══ RECORD EXTRACTS

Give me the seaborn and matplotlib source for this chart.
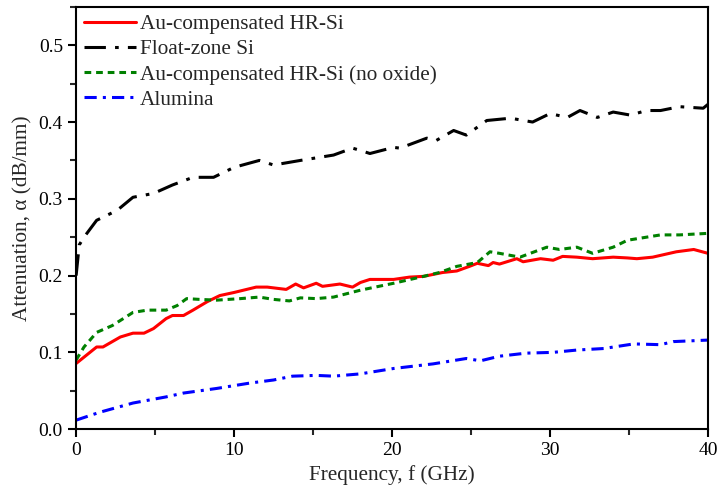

════
══ RECORD EXTRACTS

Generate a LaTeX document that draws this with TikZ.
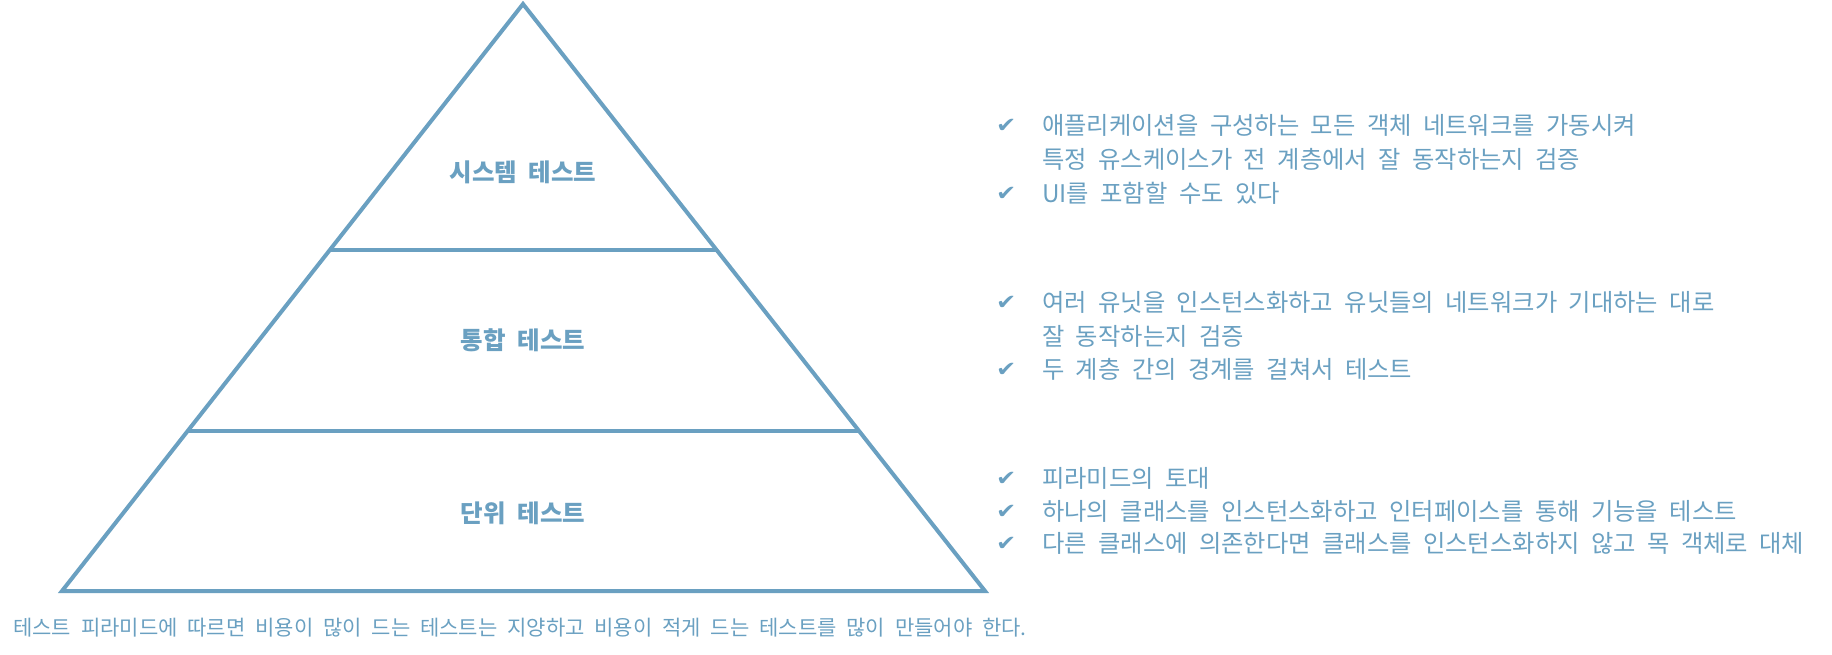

════
══ RECORD EXTRACTS

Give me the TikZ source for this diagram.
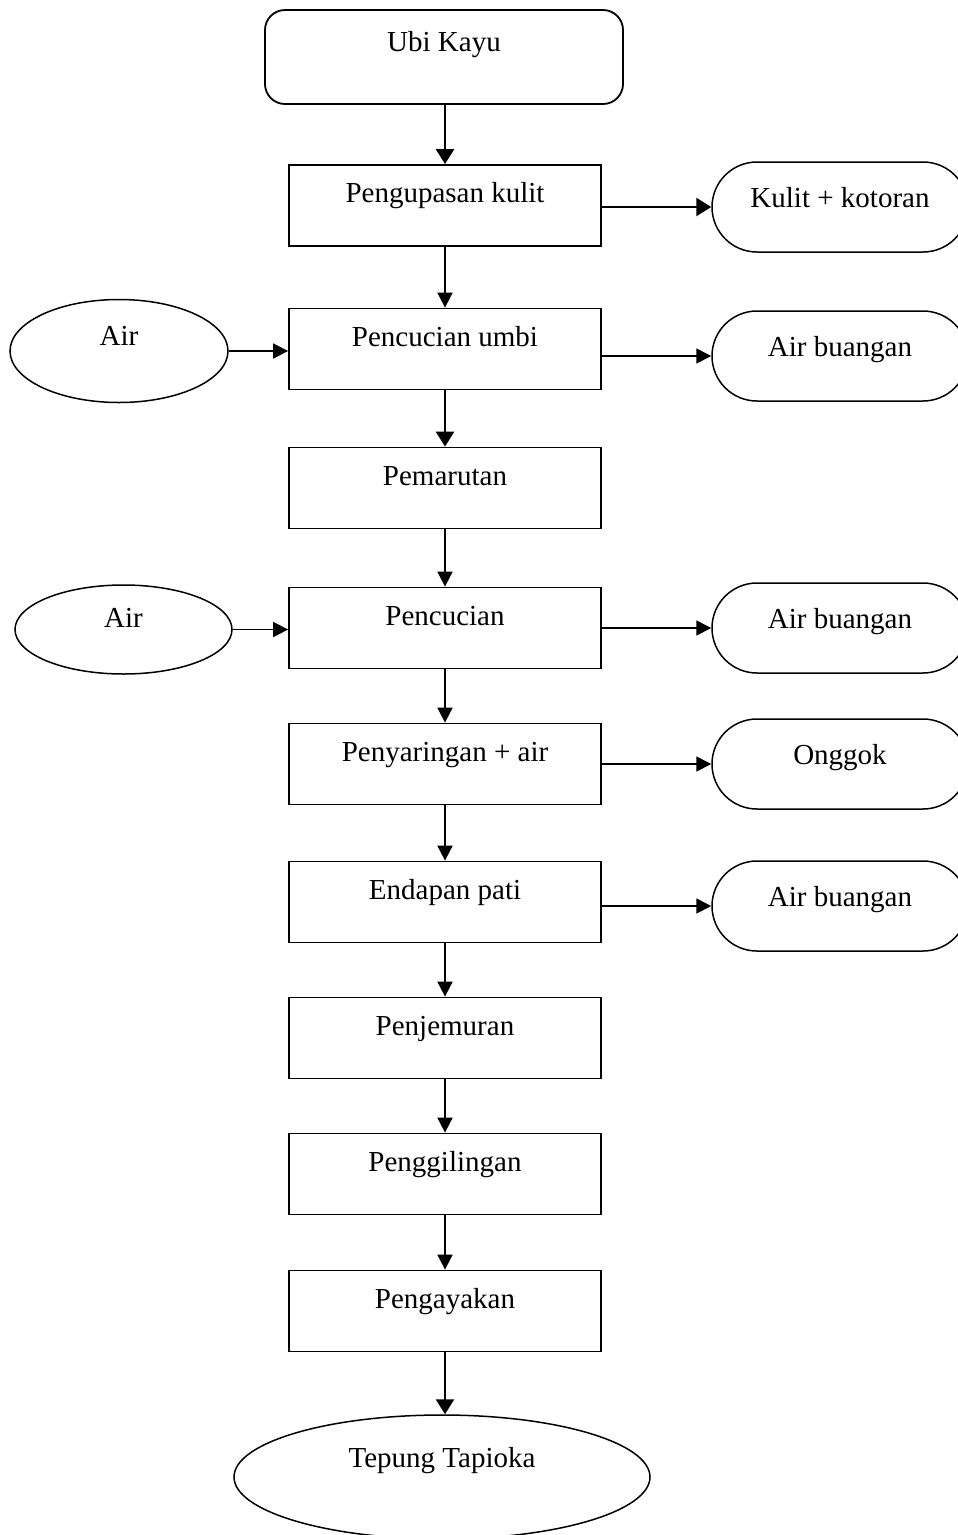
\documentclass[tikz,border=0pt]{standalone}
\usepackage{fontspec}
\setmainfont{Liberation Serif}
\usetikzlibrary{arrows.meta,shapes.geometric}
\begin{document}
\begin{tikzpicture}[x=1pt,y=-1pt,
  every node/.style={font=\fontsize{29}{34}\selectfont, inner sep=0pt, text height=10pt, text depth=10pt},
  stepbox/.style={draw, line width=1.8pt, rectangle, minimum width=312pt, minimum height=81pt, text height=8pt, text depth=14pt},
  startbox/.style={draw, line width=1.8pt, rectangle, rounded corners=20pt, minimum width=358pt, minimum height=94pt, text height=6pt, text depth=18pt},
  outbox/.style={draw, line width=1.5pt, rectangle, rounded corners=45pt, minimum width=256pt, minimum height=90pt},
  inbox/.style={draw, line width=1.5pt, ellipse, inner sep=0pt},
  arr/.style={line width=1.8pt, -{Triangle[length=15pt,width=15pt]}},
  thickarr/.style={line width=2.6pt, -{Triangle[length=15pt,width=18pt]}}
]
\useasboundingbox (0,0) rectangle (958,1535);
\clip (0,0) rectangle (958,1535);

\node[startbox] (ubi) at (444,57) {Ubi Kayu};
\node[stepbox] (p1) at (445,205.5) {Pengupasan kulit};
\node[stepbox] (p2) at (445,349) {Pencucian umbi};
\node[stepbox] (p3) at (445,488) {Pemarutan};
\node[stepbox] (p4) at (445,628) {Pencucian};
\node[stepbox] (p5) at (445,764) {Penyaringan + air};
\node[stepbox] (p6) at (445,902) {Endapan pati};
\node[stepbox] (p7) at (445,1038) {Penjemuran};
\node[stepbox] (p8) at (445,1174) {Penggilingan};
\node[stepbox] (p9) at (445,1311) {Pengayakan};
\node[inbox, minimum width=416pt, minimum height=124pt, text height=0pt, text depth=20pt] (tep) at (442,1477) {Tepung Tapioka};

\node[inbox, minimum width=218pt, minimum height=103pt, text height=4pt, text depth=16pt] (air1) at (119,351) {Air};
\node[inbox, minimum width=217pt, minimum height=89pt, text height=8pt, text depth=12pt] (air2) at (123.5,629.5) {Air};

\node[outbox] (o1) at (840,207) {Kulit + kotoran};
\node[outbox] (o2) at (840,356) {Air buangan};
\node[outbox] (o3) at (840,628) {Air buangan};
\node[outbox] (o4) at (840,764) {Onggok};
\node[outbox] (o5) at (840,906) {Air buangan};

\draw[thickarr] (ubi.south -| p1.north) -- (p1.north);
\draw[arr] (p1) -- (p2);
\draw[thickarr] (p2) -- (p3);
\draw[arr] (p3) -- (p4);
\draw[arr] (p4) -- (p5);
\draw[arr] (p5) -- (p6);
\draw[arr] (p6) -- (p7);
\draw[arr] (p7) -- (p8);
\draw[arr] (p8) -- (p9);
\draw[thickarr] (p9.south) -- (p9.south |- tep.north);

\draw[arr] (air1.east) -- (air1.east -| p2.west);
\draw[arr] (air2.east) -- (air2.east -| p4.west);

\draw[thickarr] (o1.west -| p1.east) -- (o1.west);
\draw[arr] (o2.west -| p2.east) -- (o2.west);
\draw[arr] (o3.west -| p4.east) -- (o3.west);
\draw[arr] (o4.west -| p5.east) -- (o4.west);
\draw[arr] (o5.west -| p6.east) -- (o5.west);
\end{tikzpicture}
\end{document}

════

TASK DETAILS:
In the listing above, find the line containing "Give me the TikZ source for this diagram." and the line containing "minimum width=217pt, minimum", then return both of them and every line between, exactly, without pictures.

TASK OUTPUT:
Give me the TikZ source for this diagram.
\documentclass[tikz,border=0pt]{standalone}
\usepackage{fontspec}
\setmainfont{Liberation Serif}
\usetikzlibrary{arrows.meta,shapes.geometric}
\begin{document}
\begin{tikzpicture}[x=1pt,y=-1pt,
  every node/.style={font=\fontsize{29}{34}\selectfont, inner sep=0pt, text height=10pt, text depth=10pt},
  stepbox/.style={draw, line width=1.8pt, rectangle, minimum width=312pt, minimum height=81pt, text height=8pt, text depth=14pt},
  startbox/.style={draw, line width=1.8pt, rectangle, rounded corners=20pt, minimum width=358pt, minimum height=94pt, text height=6pt, text depth=18pt},
  outbox/.style={draw, line width=1.5pt, rectangle, rounded corners=45pt, minimum width=256pt, minimum height=90pt},
  inbox/.style={draw, line width=1.5pt, ellipse, inner sep=0pt},
  arr/.style={line width=1.8pt, -{Triangle[length=15pt,width=15pt]}},
  thickarr/.style={line width=2.6pt, -{Triangle[length=15pt,width=18pt]}}
]
\useasboundingbox (0,0) rectangle (958,1535);
\clip (0,0) rectangle (958,1535);

\node[startbox] (ubi) at (444,57) {Ubi Kayu};
\node[stepbox] (p1) at (445,205.5) {Pengupasan kulit};
\node[stepbox] (p2) at (445,349) {Pencucian umbi};
\node[stepbox] (p3) at (445,488) {Pemarutan};
\node[stepbox] (p4) at (445,628) {Pencucian};
\node[stepbox] (p5) at (445,764) {Penyaringan + air};
\node[stepbox] (p6) at (445,902) {Endapan pati};
\node[stepbox] (p7) at (445,1038) {Penjemuran};
\node[stepbox] (p8) at (445,1174) {Penggilingan};
\node[stepbox] (p9) at (445,1311) {Pengayakan};
\node[inbox, minimum width=416pt, minimum height=124pt, text height=0pt, text depth=20pt] (tep) at (442,1477) {Tepung Tapioka};

\node[inbox, minimum width=218pt, minimum height=103pt, text height=4pt, text depth=16pt] (air1) at (119,351) {Air};
\node[inbox, minimum width=217pt, minimum height=89pt, text height=8pt, text depth=12pt] (air2) at (123.5,629.5) {Air};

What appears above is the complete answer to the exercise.